APEC has coordinated an international effort linking complementary nationally based programs, centers and research teams. John Ruddle, an ACES-affiliated scientist who is also director of the Colorado Center for Chaos & Complexity at the University of Colorado, credits discussions and work done at an ACES conference for two recent, important developments in earthquake forecasting.
Ruddle said ACES conferences have provided a venue that has allowed ACES-affiliated researchers to further a "neurodynamic" model of earthquake activity -- a surprising model now getting physicist support that shows that the methods used to analyze the patterns of electrical signals in the brain can be applied to earthquakes.

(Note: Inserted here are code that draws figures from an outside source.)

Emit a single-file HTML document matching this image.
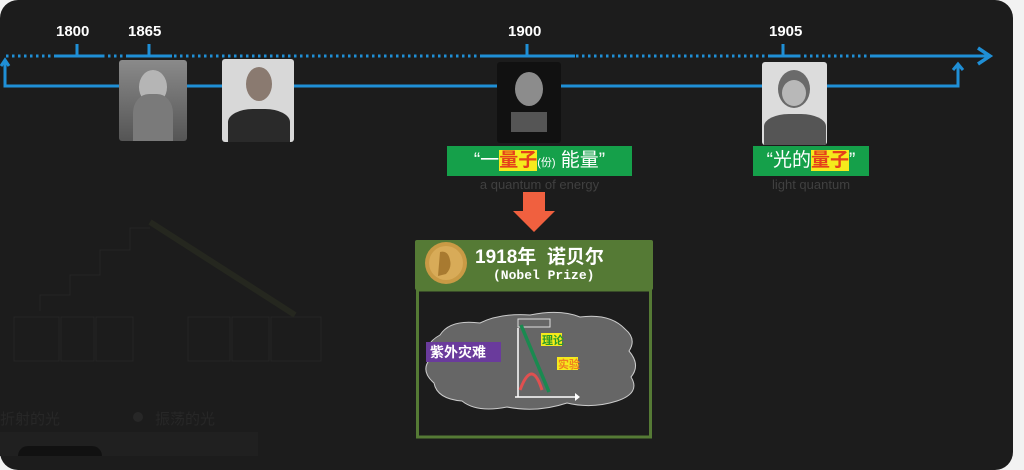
<!DOCTYPE html>
<html><head><meta charset="utf-8"><style>
*{margin:0;padding:0;box-sizing:border-box}
body{width:1024px;height:456px;background:#f2f2f2;overflow:hidden;position:relative;font-family:"Liberation Sans","Noto Sans CJK SC",sans-serif}
#panel{position:absolute;left:0;top:0;width:1013px;height:470px;background:#1c1c1c;border-radius:18px}
.a{position:absolute}
.yr{position:absolute;color:#fff;font-size:15px;font-weight:bold;top:23px}
.ph{position:absolute;border-radius:3px;overflow:hidden}
.lab{position:absolute;background:#15a04a;color:#fff;font-size:19px;text-align:center;line-height:30px;height:30px}
.hl{background:#f5ea1c;color:#e5401b;font-weight:bold}
.sub{position:absolute;color:#404040;font-size:13px;text-align:center}
</style></head><body>
<div id="panel"></div>
<svg class="a" style="left:0;top:0" width="1024" height="456">
 <g stroke="#252525" fill="none" stroke-width="1">
  <rect x="14" y="317" width="45" height="44"/><rect x="61" y="317" width="33" height="44"/><rect x="96" y="317" width="37" height="44"/>
  <rect x="188" y="317" width="42" height="44"/><rect x="232" y="317" width="37" height="44"/><rect x="271" y="317" width="50" height="44"/>
  <polyline points="40,311 40,295 70,295 70,275 100,275 100,250 130,250 130,228 150,228"/>
  <line x1="150" y1="222" x2="295" y2="315" stroke="#25271f" stroke-width="6"/>
 </g>
 <text x="0" y="424" fill="#272727" font-size="15" font-family="Noto Sans CJK SC">折射的光</text>
 <circle cx="138" cy="417" r="5" fill="#272727"/>
 <text x="155" y="424" fill="#272727" font-size="15" font-family="Noto Sans CJK SC">振荡的光</text>
 <rect x="0" y="432" width="258" height="30" fill="#202020"/>
 <rect x="18" y="446" width="84" height="20" rx="10" fill="#111"/>
 <g stroke="#1f8fd6" stroke-width="3" fill="none">
  <line x1="6" y1="56" x2="985" y2="56" stroke-dasharray="2.5 3.5"/>
  <line x1="55" y1="56" x2="102" y2="56"/><line x1="77" y1="44" x2="77" y2="56"/>
  <line x1="126" y1="56" x2="172" y2="56"/><line x1="149" y1="44" x2="149" y2="56"/>
  <line x1="480" y1="56" x2="575" y2="56"/><line x1="527" y1="44" x2="527" y2="56"/>
  <line x1="770" y1="56" x2="798" y2="56"/><line x1="783" y1="44" x2="783" y2="56"/>
  <line x1="872" y1="56" x2="988" y2="56"/>
  <polyline points="978,48 990,56 978,64" stroke-width="3.5"/>
  <polyline points="5,60 5,86 958,86 958,66"/>
  <polyline points="1,66 5,60 9,66"/>
  <polyline points="953,70 958,64 963,70"/>
 </g>
 <polygon points="523,192 545,192 545,211 555,211 534,232 513,211 523,211" fill="#f0603f"/>
 <rect x="415" y="240" width="238" height="50" fill="#557a35" rx="2"/>
 <rect x="417.5" y="290" width="233" height="147" fill="#1c1c1c" stroke="#557a35" stroke-width="3"/>
 <circle cx="446" cy="263" r="21" fill="#c99a45"/>
 <circle cx="446" cy="263" r="17" fill="#d8ab58"/>
 <path d="M440,252 q8,-2 10,8 q2,8 -4,14 l-8,2 z" fill="#a87a30"/>
 <text x="475" y="263" fill="#fff" font-size="19" font-weight="bold" font-family="Liberation Sans,Noto Sans CJK SC" xml:space="preserve">1918年  诺贝尔</text>
 <text x="493" y="279" fill="#fff" font-size="13" font-weight="bold" font-family="Liberation Mono,monospace">(Nobel Prize)</text>
 <path d="M440,335 q10,-16 40,-12 q20,-10 50,-8 q30,-6 50,2 q30,-4 45,12 q12,10 4,22 q12,14 2,26 q10,16 -14,24 q-25,8 -50,2 q-30,10 -60,4 q-30,6 -45,-6 q-25,-2 -28,-18 q-14,-12 -4,-24 q-8,-14 10,-24z" fill="#666" stroke="#ccc" stroke-width="1"/>
 <rect x="518" y="319" width="32" height="8" fill="none" stroke="#ddd" stroke-width="1"/>
 <rect x="426" y="342" width="75" height="20" fill="#6a3b9c"/>
 <text x="430" y="357" fill="#fff" font-size="14" font-weight="bold" font-family="Noto Sans CJK SC">紫外灾难</text>
 <line x1="518" y1="397" x2="518" y2="328" stroke="#fff" stroke-width="1.5"/>
 <line x1="515" y1="397" x2="575" y2="397" stroke="#fff" stroke-width="1.5"/>
 <polygon points="575,393 580,397 575,401" fill="#fff"/>
 <path d="M521,325 L549,392" stroke="#1a8a50" stroke-width="3.5" fill="none"/>
 <path d="M520,390 q12,-32 22,0" stroke="#e05050" stroke-width="3" fill="none"/>
 <rect x="541" y="333" width="21" height="13" fill="#f5ea1c"/>
 <text x="542" y="344" fill="#2a9a2a" font-size="11" font-weight="bold" font-family="Noto Sans CJK SC">理论</text>
 <rect x="557" y="357" width="21" height="13" fill="#f5ea1c"/>
 <text x="558" y="368" fill="#f08020" font-size="11" font-weight="bold" font-family="Noto Sans CJK SC">实验</text>
</svg>
<div class="yr" style="left:56px">1800</div>
<div class="yr" style="left:128px">1865</div>
<div class="yr" style="left:508px">1900</div>
<div class="yr" style="left:769px">1905</div>
<div class="ph" style="left:119px;top:60px;width:68px;height:81px;background:linear-gradient(#8a8a8a,#555)"><div class="a" style="left:20px;top:10px;width:28px;height:34px;border-radius:50%;background:#b5b5b5"></div><div class="a" style="left:14px;top:34px;width:40px;height:47px;border-radius:40% 40% 0 0;background:#7a7a7a"></div></div>
<div class="ph" style="left:222px;top:59px;width:72px;height:83px;background:#d8d8d8"><div class="a" style="left:24px;top:8px;width:26px;height:34px;border-radius:50%;background:#8a7a70"></div><div class="a" style="left:6px;top:50px;width:62px;height:33px;border-radius:40% 40% 0 0;background:#2a2a2a"></div></div>
<div class="ph" style="left:497px;top:62px;width:64px;height:81px;background:#111"><div class="a" style="left:18px;top:10px;width:28px;height:34px;border-radius:50%;background:#8c8c8c"></div><div class="a" style="left:14px;top:50px;width:36px;height:20px;background:#555"></div></div>
<div class="ph" style="left:762px;top:62px;width:65px;height:83px;background:#dcdcdc"><div class="a" style="left:16px;top:8px;width:32px;height:38px;border-radius:50%;background:#6a6a6a"></div><div class="a" style="left:20px;top:18px;width:24px;height:26px;border-radius:50%;background:#b8b8b8"></div><div class="a" style="left:2px;top:52px;width:62px;height:31px;border-radius:40% 40% 0 0;background:#555"></div></div>
<div class="lab" style="left:447px;top:146px;width:185px">“一<span class="hl">量子</span><span style="font-size:11px">(份)</span> 能量”</div>
<div class="sub" style="left:447px;top:177px;width:185px">a quantum of energy</div>
<div class="lab" style="left:753px;top:146px;width:116px">“光的<span class="hl">量子</span>”</div>
<div class="sub" style="left:753px;top:177px;width:116px">light quantum</div>
</body></html>
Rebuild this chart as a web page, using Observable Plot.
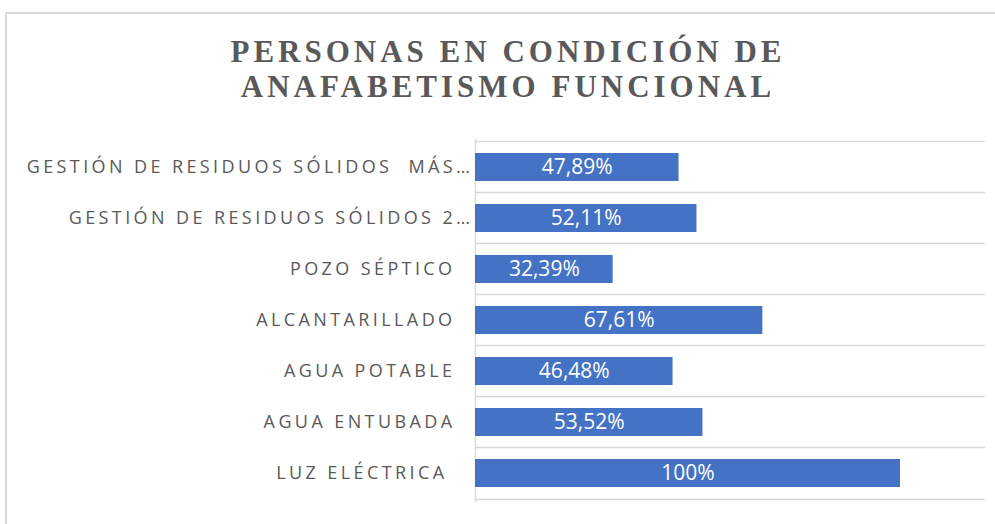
<!DOCTYPE html>
<html>
<head>
<meta charset="utf-8">
<script src="https://cdn.jsdelivr.net/npm/d3@7"></script>
<script src="https://cdn.jsdelivr.net/npm/@observablehq/plot@0.6"></script>
<style>
  html, body { margin: 0; padding: 0; background: #fff; }
  #page { position: relative; width: 995px; height: 524px; overflow: hidden; background: #fff; }
  #frame { position: absolute; left: 5px; top: 12px; width: 1010px; height: 530px;
           border-left: 2px solid #d9d9d9; border-top: 2px solid #d9d9d9; box-sizing: border-box; }
  #title { position: absolute; left: 5px; width: 1006px; top: 34px; text-align: center;
           font-family: "Liberation Serif", "Times New Roman", serif; font-weight: bold;
           font-size: 31px; line-height: 35px; letter-spacing: 4px; color: #595959; }
  #chart { position: absolute; left: 0; top: 118px; line-height: 0; }
  #chart svg { display: block; }
</style>
</head>
<body>
<div id="page">
  <div id="frame"></div>
  <div id="title">PERSONAS EN CONDICIÓN DE<br>ANAFABETISMO FUNCIONAL</div>
  <div id="chart"></div>
</div>
<script>
const categories = [
  "GESTIÓN DE RESIDUOS SÓLIDOS  MÁS…",
  "GESTIÓN DE RESIDUOS SÓLIDOS 2…",
  "POZO SÉPTICO",
  "ALCANTARILLADO",
  "AGUA POTABLE",
  "AGUA ENTUBADA",
  "LUZ ELÉCTRICA "
];
const values = [47.89, 52.11, 32.39, 67.61, 46.48, 53.52, 100];
const xMax = 120;

const data = categories.map((c, i) => ({cat: c, value: values[i]}));
const fmt = v => (Number.isInteger(v) ? String(v) : v.toFixed(2).replace(".", ",")) + "%";

const W = 995, H = 406, mt = 21, mb = 22, ml = 475, mr = 10;
const step = (H - mt - mb) / categories.length;
const grid = "#d9d9d9";
const labelColor = "#595959";
const truncated = categories.filter(c => c.endsWith("…"));
const plain = categories.filter(c => !c.endsWith("…"));

const chart = Plot.plot({
  width: W, height: H,
  marginTop: mt, marginBottom: mb, marginLeft: ml, marginRight: mr,
  x: {domain: [0, xMax], axis: null},
  y: {domain: categories, paddingInner: 0.45, paddingOuter: 0.225, axis: null},
  style: {fontFamily: "'Open Sans', sans-serif", background: "transparent"},
  marks: [
    Plot.ruleY(categories, {y: d => d, dy: -step / 2, stroke: grid, strokeWidth: 1.5}),
    Plot.ruleY(categories.slice(-1), {y: d => d, dy: step / 2, stroke: grid, strokeWidth: 1.5}),
    Plot.ruleX([0], {stroke: grid, strokeWidth: 1.5}),
    Plot.barX(data, {y: "cat", x: "value", fill: "#4472C4"}),
    Plot.text(data, {y: "cat", x: d => d.value / 2, text: d => fmt(d.value),
      fill: "white", fontSize: 21}),
    Plot.text(plain, {y: d => d, frameAnchor: "left", textAnchor: "end", dx: -20,
      fill: labelColor, fontSize: 18}),
    Plot.text(truncated, {y: d => d, frameAnchor: "left", textAnchor: "end", dx: -2,
      fill: labelColor, fontSize: 18})
  ]
});
chart.querySelectorAll("g[fill='" + labelColor + "'] text").forEach(t => {
  t.style.letterSpacing = "3.4px";
  t.style.whiteSpace = "pre";
});
document.getElementById("chart").appendChild(chart);
</script>
</body>
</html>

In other words, researchers suggest that the same basic mathematical equations underlie both types of systems -- brains and earthquakes.
In addition, Ruddle said, a new method of earthquake forecasting based on the application of quantum mechanics mathematics to earthquake patterns is growing from early work and discussions by ACES-affiliated researchers at the ACES conference held in Australia in 1999. Researchers at the University of Colorado and other ACES-affiliated research groups are currently collaborating one refining this mathematical approach that, Ruddle said, "We believe will form the basis for a practical earthquake forecasting method."
Such a collaborative success would be great news for people all over the world, but particularly APEC members -- for the world's largest recorded earthquake (magnitude 9.5) not only struck Chile in 1960, but was so powerful that it triggered a tsunami (powerful seismic ocean wave) that killed people as far away as Hawaii and Japan.